Not only would it be time-consuming to manually analyze each book, but it is hard to be consistent in quality. And, we already have 6,000 books in our database and by the end of 2022, I hope to have 30,000+ books in our database.
I was hoping we could use something called NLP (Natural Language Processing) to analyze the data we have around each individual book and assign topics automatically. NLP uses a kind of computer magic called machine learning and only recently has this become an option. Not only would this be efficient but it should be consistent (as only a machine can be).
How does NLP work?
NLP is trained to read text and identify what the text is about. That might sound simple but the technology behind it is incredible. It can analyze the book’s title, recommendations, and description and tell you that it thinks the book is about Abraham Lincoln and the Battle of Gettysburg.

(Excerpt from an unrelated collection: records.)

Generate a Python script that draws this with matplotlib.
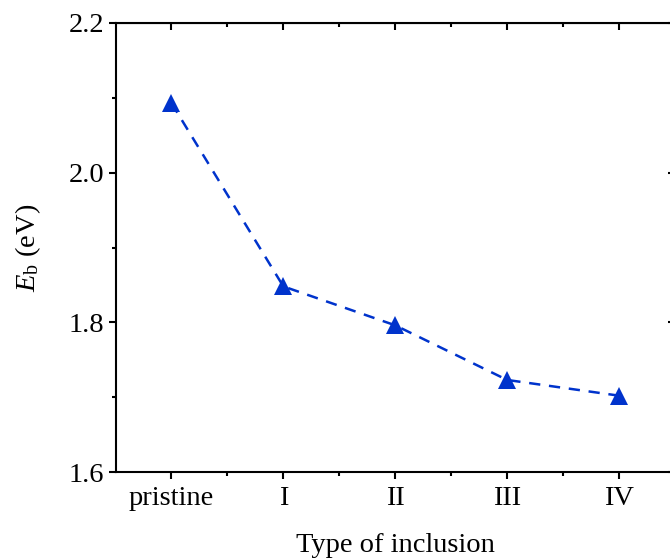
import matplotlib
matplotlib.use('Agg')
import matplotlib.pyplot as plt
from matplotlib.ticker import MultipleLocator

categories = ['pristine', 'I', 'II', 'III', 'IV']
eb_values = [2.093, 1.848, 1.796, 1.723, 1.702]

plt.rcParams['font.family'] = ['Liberation Serif', 'DejaVu Serif']
plt.rcParams['mathtext.fontset'] = 'custom'
plt.rcParams['mathtext.rm'] = 'Liberation Serif'
plt.rcParams['mathtext.it'] = 'Liberation Serif:italic'

fig = plt.figure(figsize=(6.7, 5.59), dpi=100)
ax = fig.add_axes([115.5 / 670, 1 - 472 / 559, (675 - 115.5) / 670, (472 - 23) / 559])

x = list(range(len(categories)))
ax.plot(x, eb_values, color='#0033cc', linestyle=(0, (4.5, 3.5)), linewidth=1.8,
        marker='^', markersize=13, markeredgewidth=0)

ax.set_xlim(-0.5, 4.5)
ax.set_ylim(1.6, 2.2)
ax.set_xticks(x)
ax.set_xticklabels(categories)
ax.set_xticks([0.5, 1.5, 2.5, 3.5], minor=True)
ax.set_yticks([1.6, 1.8, 2.0, 2.2])
ax.yaxis.set_minor_locator(MultipleLocator(0.1))

for s in ax.spines.values():
    s.set_linewidth(1.5)
ax.tick_params(which='major', direction='out', length=5, width=1.5, labelsize=20.5, pad=3)
ax.tick_params(which='minor', direction='out', length=3, width=1.5)
ax.tick_params(axis='x', which='major', pad=5)

# mirrored ticks pointing inward on top and right
top = ax.secondary_xaxis('top')
top.set_xticks(x)
top.set_xticks([0.5, 1.5, 2.5, 3.5], minor=True)
top.tick_params(which='major', direction='in', length=5, width=1.5, labeltop=False)
top.tick_params(which='minor', direction='in', length=3, width=1.5)
right = ax.secondary_yaxis('right')
right.set_yticks([1.6, 1.8, 2.0, 2.2])
right.yaxis.set_minor_locator(MultipleLocator(0.1))
right.tick_params(which='major', direction='in', length=5, width=1.5, labelright=False)
right.tick_params(which='minor', direction='in', length=3, width=1.5)

ax.set_xlabel('Type of inclusion', fontsize=20.5, labelpad=16)
ax.set_ylabel(r'$E_\mathrm{b}$ (eV)', fontsize=20.5)
ax.yaxis.set_label_coords(-0.13, 0.5)

fig.savefig('out.png', dpi=100)
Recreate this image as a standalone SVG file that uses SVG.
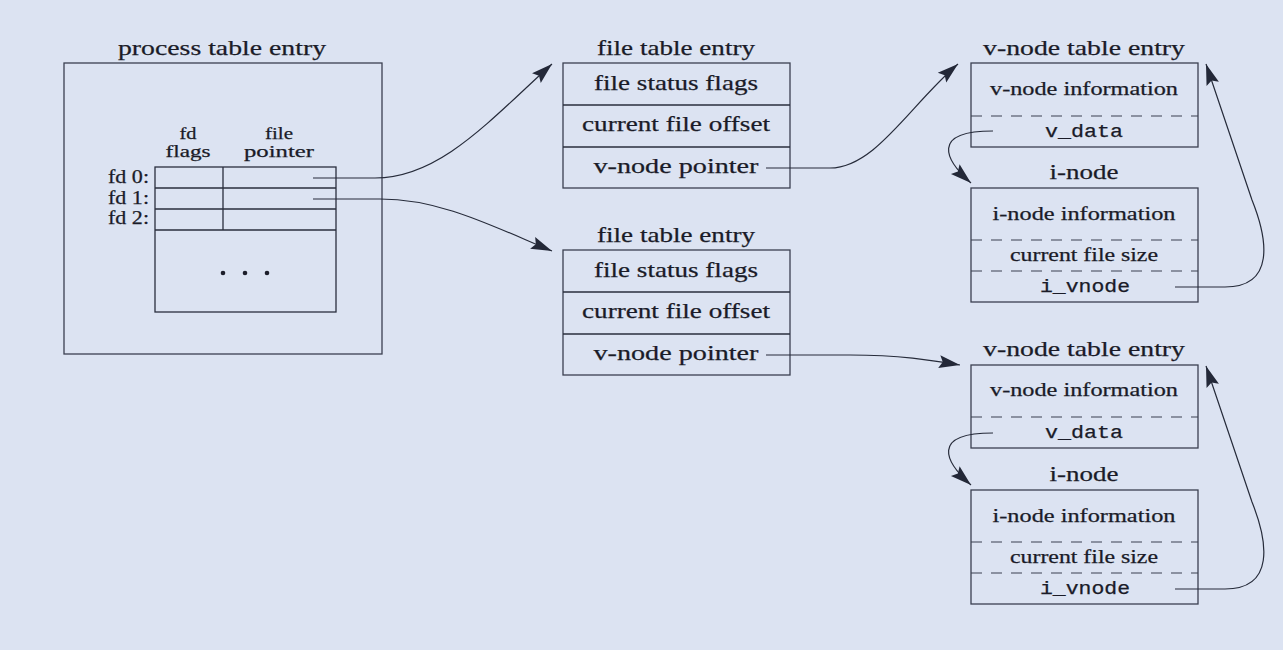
<svg xmlns="http://www.w3.org/2000/svg" width="1283" height="650" viewBox="0 0 1283 650">
<style>
  .bg{fill:#dce3f2}
  .box{fill:none;stroke:#3b4050;stroke-width:1.3}
  .ln{fill:none;stroke:#2a2f3e;stroke-width:1.3}
  .dash{fill:none;stroke:#3b4050;stroke-width:1.2;stroke-dasharray:11 9}
  .conn{fill:none;stroke:#262b3a;stroke-width:1.2}
  .t{font-family:"Liberation Serif","Times New Roman",serif;fill:#1a1b28;stroke:#1a1b28;stroke-width:0.25;text-anchor:middle}
  .big{font-size:22px}
  .mid{font-size:19px}
  .sm{font-size:17px}
  .m{font-family:"Liberation Mono","Courier New",monospace;fill:#1a1b28;stroke:#1a1b28;stroke-width:0.25;text-anchor:middle;font-size:18px}
  .r{text-anchor:end}
  .dot{fill:#1d1e2b}
</style>
<defs>
  <marker id="ah" viewBox="-22 -8 24 16" refX="0" refY="0" markerWidth="24" markerHeight="16" markerUnits="userSpaceOnUse" orient="auto">
    <path d="M0,0 L-21,-6.5 L-17.5,0 L-21,6.5 Z" fill="#232838"/>
  </marker>
</defs>
<rect class="bg" x="0" y="0" width="1283" height="650"/>

<g id="process-table">
  <text class="t big" x="222" y="55" textLength="208" lengthAdjust="spacingAndGlyphs">process table entry</text>
  <rect class="box" x="64" y="63" width="318" height="291"/>
  <text class="t sm" x="188" y="139" textLength="17" lengthAdjust="spacingAndGlyphs">fd</text>
  <text class="t sm" x="188" y="157" textLength="45" lengthAdjust="spacingAndGlyphs">flags</text>
  <text class="t sm" x="279" y="139" textLength="28" lengthAdjust="spacingAndGlyphs">file</text>
  <text class="t sm" x="279" y="157" textLength="70" lengthAdjust="spacingAndGlyphs">pointer</text>
  <text class="t mid r" x="149" y="183" textLength="41" lengthAdjust="spacingAndGlyphs">fd 0:</text>
  <text class="t mid r" x="149" y="204" textLength="41" lengthAdjust="spacingAndGlyphs">fd 1:</text>
  <text class="t mid r" x="149" y="224" textLength="41" lengthAdjust="spacingAndGlyphs">fd 2:</text>
  <rect class="ln" x="155" y="167" width="181" height="145"/>
  <path class="ln" d="M155,188 H336 M155,209 H336 M155,230 H336 M223,167 V230"/>
  <circle class="dot" cx="223" cy="273" r="2.3"/>
  <circle class="dot" cx="245" cy="273" r="2.3"/>
  <circle class="dot" cx="267" cy="273" r="2.3"/>
</g>

<g id="file-table-1">
  <text class="t big" x="676" y="55" textLength="158" lengthAdjust="spacingAndGlyphs">file table entry</text>
  <rect class="box" x="563" y="63" width="227" height="125"/>
  <path class="ln" d="M563,105 H790 M563,147 H790"/>
  <text class="t big" x="676" y="89.5" textLength="164" lengthAdjust="spacingAndGlyphs">file status flags</text>
  <text class="t big" x="676" y="131" textLength="188" lengthAdjust="spacingAndGlyphs">current file offset</text>
  <text class="t big" x="676" y="172.5" textLength="165" lengthAdjust="spacingAndGlyphs">v-node pointer</text>
</g>

<g id="file-table-2">
  <text class="t big" x="676" y="242" textLength="158" lengthAdjust="spacingAndGlyphs">file table entry</text>
  <rect class="box" x="563" y="250" width="227" height="125"/>
  <path class="ln" d="M563,292 H790 M563,334 H790"/>
  <text class="t big" x="676" y="276.5" textLength="164" lengthAdjust="spacingAndGlyphs">file status flags</text>
  <text class="t big" x="676" y="318" textLength="188" lengthAdjust="spacingAndGlyphs">current file offset</text>
  <text class="t big" x="676" y="359.5" textLength="165" lengthAdjust="spacingAndGlyphs">v-node pointer</text>
</g>

<g id="vnode-table-1">
  <text class="t big" x="1084" y="55" textLength="202" lengthAdjust="spacingAndGlyphs">v-node table entry</text>
  <rect class="box" x="971" y="63" width="227" height="84"/>
  <path class="dash" d="M971,116 H1198"/>
  <text class="t mid" x="1084" y="95" textLength="188" lengthAdjust="spacingAndGlyphs">v-node information</text>
  <text class="m" x="1084" y="137" textLength="78" lengthAdjust="spacingAndGlyphs">v_data</text>
</g>

<g id="inode-1">
  <text class="t big" x="1084" y="179" textLength="69" lengthAdjust="spacingAndGlyphs">i-node</text>
  <rect class="box" x="971" y="188" width="227" height="114"/>
  <path class="dash" d="M971,240 H1198 M971,271 H1198"/>
  <text class="t mid" x="1084" y="220" textLength="183" lengthAdjust="spacingAndGlyphs">i-node information</text>
  <text class="t mid" x="1084" y="261" textLength="148" lengthAdjust="spacingAndGlyphs">current file size</text>
  <text class="m" x="1085" y="292" textLength="90" lengthAdjust="spacingAndGlyphs">i_vnode</text>
</g>

<g id="vnode-table-2">
  <text class="t big" x="1084" y="356" textLength="202" lengthAdjust="spacingAndGlyphs">v-node table entry</text>
  <rect class="box" x="971" y="365" width="227" height="83"/>
  <path class="dash" d="M971,417 H1198"/>
  <text class="t mid" x="1084" y="396" textLength="188" lengthAdjust="spacingAndGlyphs">v-node information</text>
  <text class="m" x="1084" y="438" textLength="78" lengthAdjust="spacingAndGlyphs">v_data</text>
</g>

<g id="inode-2">
  <text class="t big" x="1084" y="481" textLength="69" lengthAdjust="spacingAndGlyphs">i-node</text>
  <rect class="box" x="971" y="490" width="227" height="114"/>
  <path class="dash" d="M971,542 H1198 M971,573 H1198"/>
  <text class="t mid" x="1084" y="522" textLength="183" lengthAdjust="spacingAndGlyphs">i-node information</text>
  <text class="t mid" x="1084" y="563" textLength="148" lengthAdjust="spacingAndGlyphs">current file size</text>
  <text class="m" x="1085" y="594" textLength="90" lengthAdjust="spacingAndGlyphs">i_vnode</text>
</g>

<g id="connectors">
  <path class="conn" marker-end="url(#ah)" d="M313,178 L375,178 C440,178 490,120 552,64"/>
  <path class="conn" marker-end="url(#ah)" d="M313,199 L380,199 C440,199 490,225 552,251"/>
  <path class="conn" marker-end="url(#ah)" d="M766,168 L830,168 C875,168 910,105 958,64"/>
  <path class="conn" marker-end="url(#ah)" d="M766,355 L850,355 C900,355 930,360 960,365"/>
  <path class="conn" marker-end="url(#ah)" d="M993,131 C930,131 945,160 971,183"/>
  <path class="conn" marker-end="url(#ah)" d="M1175,287 L1225,287 C1275,287 1268,240 1252,200 L1206,64"/>
  <path class="conn" marker-end="url(#ah)" d="M993,433 C930,433 945,462 971,485"/>
  <path class="conn" marker-end="url(#ah)" d="M1175,589 L1225,589 C1275,589 1268,542 1252,502 L1206,366"/>
</g>
</svg>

I also want to connect these topics to Wikipedia data. This would allow us to use the Wikipedia hierarchy and pull down data about the topic.
How is testing going?
Our amazing developer had a breakthrough this week and we are feeling confident that this approach is feasible (especially for our small budget).
- Sally Hemings (Q257464) 0.24686605
- Philosophers (Q6997215) 0.20841492
- United States (Q1410960) 0.20841492
- American people (Q3919762) 0.20841492
- Thomas Jefferson (Q7036420) 0.20841492
- Presidencies (Q11708087) 0.20841492
- American politicians (Q7029555) 0.20841492
- Activists (Q7062576) 0.20841492
- American political philosophy (Q8247581) 0.20841492
- American philosophers (Q7040585) 0.20841492
Now you can see this is still pretty rough and we have a lot to improve, but this is still amazing.
Why is this amazing?
If we know that this book is about Sally Hemmings we can pull up the Wikidata entry
for her and know in an automated fashion that she is human, her gender, her place of birth, the dates she lived, her family details, her ethnic group, her social classification (enslaved), and more.
Why is this cool?
Long term, I want to use this data to help people discover books in a myriad of new and innovative ways. For example, we could build a timeline of notable Black American women, and build an experience where people can browse along that timeline and meet those women. Not only could we show when they were born, a picture, and a short bio of who they were but we can also show connected books and book lists.
There are a lot of possibilities here and I am very excited :). This is what I am hoping to play with next year as we get further along, and I can start creating more unique approaches after we get basic topic pages, search, and a new frontpage shipped.
PS. I use the word magic around NLP, but to be clear there is a TON of ongoing work to create, maintain, and train a model like this.